Aim: Take the lines from the beginning of the material through the line containing "const yTicks = [2, 4, 7, 14];" and retype them exactly, leaving the pictures out.

□ □ □ □ □ □ □

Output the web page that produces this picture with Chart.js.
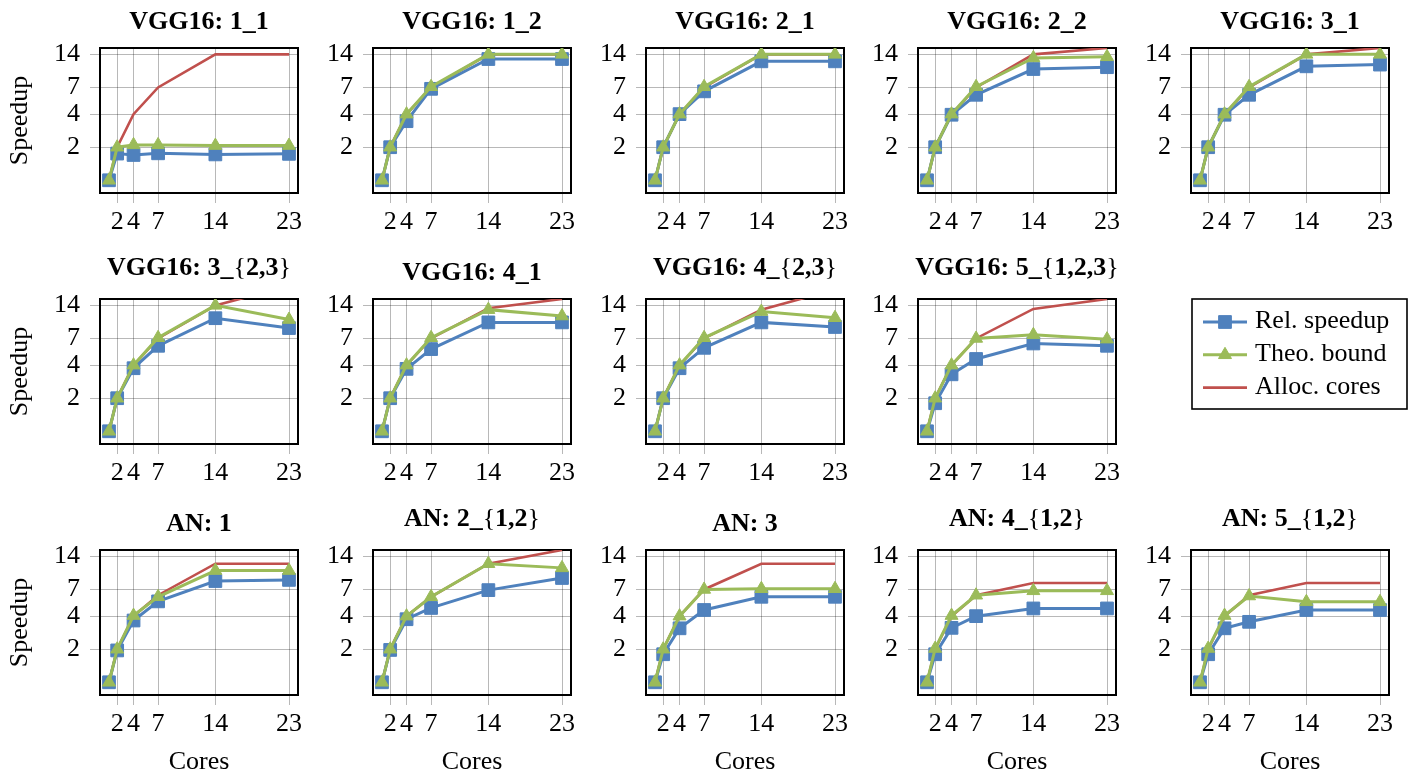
<!DOCTYPE html>
<html>
<head>
<meta charset="utf-8">
<script src="https://cdn.jsdelivr.net/npm/chart.js@4.4.1/dist/chart.umd.min.js"></script>
<style>
  html, body { margin: 0; padding: 0; background: #fff; }
  body { width: 1408px; height: 774px; overflow: hidden; position: relative; }
  canvas { position: absolute; }
</style>
</head>
<body>
<script>
// Cores on the x axis, same for every panel
const cores = [1, 2, 4, 7, 14, 23];
const xTicks = [2, 4, 7, 14, 23];
const yTicks = [2, 4, 7, 14];

const titles = [
  'VGG16: 1_1', 'VGG16: 1_2', 'VGG16: 2_1', 'VGG16: 2_2', 'VGG16: 3_1',
  'VGG16: 3_{2,3}', 'VGG16: 4_1', 'VGG16: 4_{2,3}', 'VGG16: 5_{1,2,3}',
  'AN: 1', 'AN: 2_{1,2}', 'AN: 3', 'AN: 4_{1,2}', 'AN: 5_{1,2}'
];

// one row per panel, values at cores 1, 2, 4, 7, 14, 23
const relSpeedup = [
  [1, 1.75, 1.7, 1.76, 1.72, 1.74],
  [1, 2, 3.45, 6.8, 12.7, 12.7],
  [1, 2, 4, 6.45, 12.1, 12.1],
  [1, 2, 3.95, 6.0, 10.3, 10.7],
  [1, 2, 3.95, 6.0, 10.9, 11.3],
  [1, 2, 3.75, 6.0, 10.7, 8.7],
  [1, 2, 3.7, 5.6, 9.8, 9.8],
  [1, 2, 3.75, 5.75, 9.8, 8.9],
  [1, 1.8, 3.3, 4.55, 6.3, 6.0],
  [1, 1.95, 3.65, 5.45, 8.35, 8.55],
  [1, 1.97, 3.75, 4.75, 6.9, 8.9],
  [1, 1.8, 3.1, 4.55, 6.0, 6.0],
  [1, 1.8, 3.13, 4.0, 4.7, 4.7],
  [1, 1.8, 3.1, 3.55, 4.55, 4.55]
];
const theoBound = [
  [1, 2.0, 2.1, 2.1, 2.07, 2.07],
  [1, 2, 4, 7.1, 14, 14],
  [1, 2, 4, 7.1, 14, 14],
  [1, 2, 4, 7.1, 13.0, 13.3],
  [1, 2, 4, 7.1, 14, 14],
  [1, 2, 4, 7.1, 14, 10.4],
  [1, 2, 4, 7.1, 12.8, 11.2],
  [1, 2, 4, 7.1, 12.3, 10.8],
  [1, 2, 4, 7.0, 7.55, 6.9],
  [1, 2, 4.05, 6.0, 10.4, 10.4],
  [1, 2, 4, 6.0, 12, 11],
  [1, 2, 4, 7.0, 7.1, 7.1],
  [1, 2.03, 4.05, 6.2, 6.8, 6.8],
  [1, 2.03, 4.05, 6.1, 5.4, 5.4]
];
const allocCores = [
  [1, 2, 4, 7, 14, 14],
  [1, 2, 4, 7, 14, 14],
  [1, 2, 4, 7, 14, 14],
  [1, 2, 4, 7, 14, 16],
  [1, 2, 4, 7, 14, 16],
  [1, 2, 4, 7, 14, 21],
  [1, 2, 4, 7, 13.2, 16],
  [1, 2, 4, 7, 12.8, 19.5],
  [1, 2, 4, 7, 13, 16],
  [1, 2, 4, 6.2, 12, 12],
  [1, 2, 4, 6, 12, 16],
  [1, 2, 4, 7, 12, 12],
  [1, 2, 4, 6.2, 8, 8],
  [1, 2, 4, 6.2, 8, 8]
];

const BLUE = '#4F81BD';
const GREEN = '#9BBB59';
const RED = '#C0504D';
const GRID = 'rgba(0,0,0,0.28)';
const FONT = "'Liberation Serif', 'Times New Roman', serif";
const FSIZE = 26;

// plot box geometry
const boxLeft = [100, 373, 646, 918, 1191];
const boxTop = [48, 299, 550];
const BOX_W = 198, BOX_H = 145;
const PAD_L = 100, PAD_T = 48, PAD_R = 12, PAD_B = 80;

// title: bold text, braces upright like in LaTeX math
function titleParts(text) {
  const m = text.match(/^(.*_)\{(.*)\}$/);
  if (!m) return [[text, true]];
  return [[m[1], true], ['{', false], [m[2], true], ['}', false]];
}

const panelText = {
  id: 'panelText',
  beforeDatasetsDraw(chart) {
    const {ctx, chartArea: a} = chart;
    ctx.save();
    ctx.strokeStyle = '#000';
    ctx.lineWidth = 2;
    ctx.strokeRect(a.left, a.top, a.width, a.height);
    ctx.restore();
  },
  afterDraw(chart, args, opts) {
    const {ctx, chartArea: a} = chart;
    const cx = (a.left + a.right) / 2;
    ctx.save();
    ctx.fillStyle = '#000';
    ctx.textBaseline = 'alphabetic';
    ctx.textAlign = 'left';

    const parts = titleParts(opts.title);
    const fonts = parts.map(p => (p[1] ? 'bold ' : '') + FSIZE + 'px ' + FONT);
    let total = 0;
    const widths = parts.map((p, k) => {
      ctx.font = fonts[k];
      const w = ctx.measureText(p[0]).width;
      total += w;
      return w;
    });
    let x = cx - total / 2;
    const ty = a.top - (parts.length > 1 ? 24.5 : 19);
    parts.forEach((p, k) => {
      ctx.font = fonts[k];
      ctx.fillText(p[0], x, ty);
      x += widths[k];
    });

    ctx.font = FSIZE + 'px ' + FONT;
    if (opts.yLabel) {
      ctx.save();
      ctx.translate(a.left - 80, (a.top + a.bottom) / 2);
      ctx.rotate(-Math.PI / 2);
      ctx.textAlign = 'center';
      ctx.textBaseline = 'middle';
      ctx.fillText('Speedup', 0, 0);
      ctx.restore();
    }
    if (opts.xLabel) {
      ctx.textAlign = 'center';
      ctx.fillText('Cores', cx, a.bottom + 74);
    }
    ctx.restore();
  }
};

function points(vals) {
  return cores.map((x, j) => ({x: x, y: vals[j]}));
}

function makePanel(i, row, col) {
  const canvas = document.createElement('canvas');
  canvas.width = PAD_L + BOX_W + PAD_R;
  canvas.height = PAD_T + BOX_H + PAD_B;
  canvas.style.left = (boxLeft[col] - PAD_L) + 'px';
  canvas.style.top = (boxTop[row] - PAD_T) + 'px';
  document.body.appendChild(canvas);

  const tickFont = {family: FONT, size: FSIZE};

  new Chart(canvas, {
    type: 'line',
    data: {
      datasets: [
        {
          label: 'Rel. speedup',
          data: points(relSpeedup[i]),
          borderColor: BLUE,
          backgroundColor: BLUE,
          borderWidth: 3,
          pointStyle: 'rect',
          pointRadius: 9,
          pointBorderWidth: 1,
          order: 1
        },
        {
          label: 'Theo. bound',
          data: points(theoBound[i]),
          borderColor: GREEN,
          backgroundColor: GREEN,
          borderWidth: 3,
          pointStyle: 'triangle',
          pointRadius: 7.5,
          pointBorderWidth: 1,
          order: 0
        },
        {
          label: 'Alloc. cores',
          data: points(allocCores[i]),
          borderColor: RED,
          backgroundColor: RED,
          borderWidth: 2.6,
          pointRadius: 0,
          order: 2
        }
      ]
    },
    options: {
      responsive: false,
      animation: false,
      devicePixelRatio: 1,
      layout: {padding: {left: 0, top: PAD_T, right: PAD_R, bottom: 0}},
      plugins: {
        legend: {display: false},
        tooltip: {enabled: false},
        panelText: {title: titles[i], yLabel: col === 0, xLabel: row === 2}
      },
      scales: {
        x: {
          type: 'linear',
          min: -0.1,
          max: 24.1,
          afterBuildTicks: s => { s.ticks = xTicks.map(v => ({value: v})); },
          afterFit: s => { s.height = PAD_B; },
          ticks: {autoSkip: false, maxRotation: 0, padding: 4, color: '#000', font: tickFont,
                  callback: v => String(v)},
          grid: {color: GRID, lineWidth: 1, tickLength: 10, tickColor: GRID},
          border: {display: false}
        },
        y: {
          type: 'logarithmic',
          min: 0.766,
          max: 16,
          afterBuildTicks: s => { s.ticks = yTicks.map(v => ({value: v})); },
          afterFit: s => { s.width = PAD_L; },
          ticks: {autoSkip: false, padding: 10, color: '#000', font: tickFont,
                  callback: v => String(v)},
          grid: {color: GRID, lineWidth: 1, tickLength: 10, tickColor: GRID},
          border: {display: false}
        }
      }
    },
    plugins: [panelText]
  });
}

// panel index -> grid cell (row 2 leaves the last cell for the legend)
titles.forEach((t, i) => {
  let row, col;
  if (i < 5) { row = 0; col = i; }
  else if (i < 9) { row = 1; col = i - 5; }
  else { row = 2; col = i - 9; }
  makePanel(i, row, col);
});

// Legend in the empty cell
function drawLegend() {
  const canvas = document.createElement('canvas');
  canvas.width = 228;
  canvas.height = 130;
  canvas.style.left = '1180px';
  canvas.style.top = '290px';
  document.body.appendChild(canvas);
  const ctx = canvas.getContext('2d');

  ctx.strokeStyle = '#000';
  ctx.lineWidth = 1.6;
  ctx.strokeRect(12, 9, 215, 110);

  const entries = [
    {text: 'Rel. speedup', color: BLUE, style: 'rect', radius: 9, width: 3},
    {text: 'Theo. bound', color: GREEN, style: 'triangle', radius: 7.5, width: 3},
    {text: 'Alloc. cores', color: RED, style: false, radius: 0, width: 2.6}
  ];
  entries.forEach((e, k) => {
    const y = 32 + k * 32.8;
    ctx.strokeStyle = e.color;
    ctx.fillStyle = e.color;
    ctx.lineWidth = e.width;
    ctx.beginPath();
    ctx.moveTo(23, y);
    ctx.lineTo(67, y);
    ctx.stroke();
    if (e.style) {
      ctx.lineWidth = 1;
      Chart.helpers.drawPoint(ctx, {pointStyle: e.style, radius: e.radius, borderWidth: 1, rotation: 0}, 45, y);
    }
    ctx.fillStyle = '#000';
    ctx.font = FSIZE + 'px ' + FONT;
    ctx.textBaseline = 'alphabetic';
    ctx.fillText(e.text, 75, y + 6);
  });
}
drawLegend();
</script>
</body>
</html>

□ □ □ □ □ □ □

Exercise result:
Output the web page that produces this picture with Chart.js.
<!DOCTYPE html>
<html>
<head>
<meta charset="utf-8">
<script src="https://cdn.jsdelivr.net/npm/chart.js@4.4.1/dist/chart.umd.min.js"></script>
<style>
  html, body { margin: 0; padding: 0; background: #fff; }
  body { width: 1408px; height: 774px; overflow: hidden; position: relative; }
  canvas { position: absolute; }
</style>
</head>
<body>
<script>
// Cores on the x axis, same for every panel
const cores = [1, 2, 4, 7, 14, 23];
const xTicks = [2, 4, 7, 14, 23];
const yTicks = [2, 4, 7, 14];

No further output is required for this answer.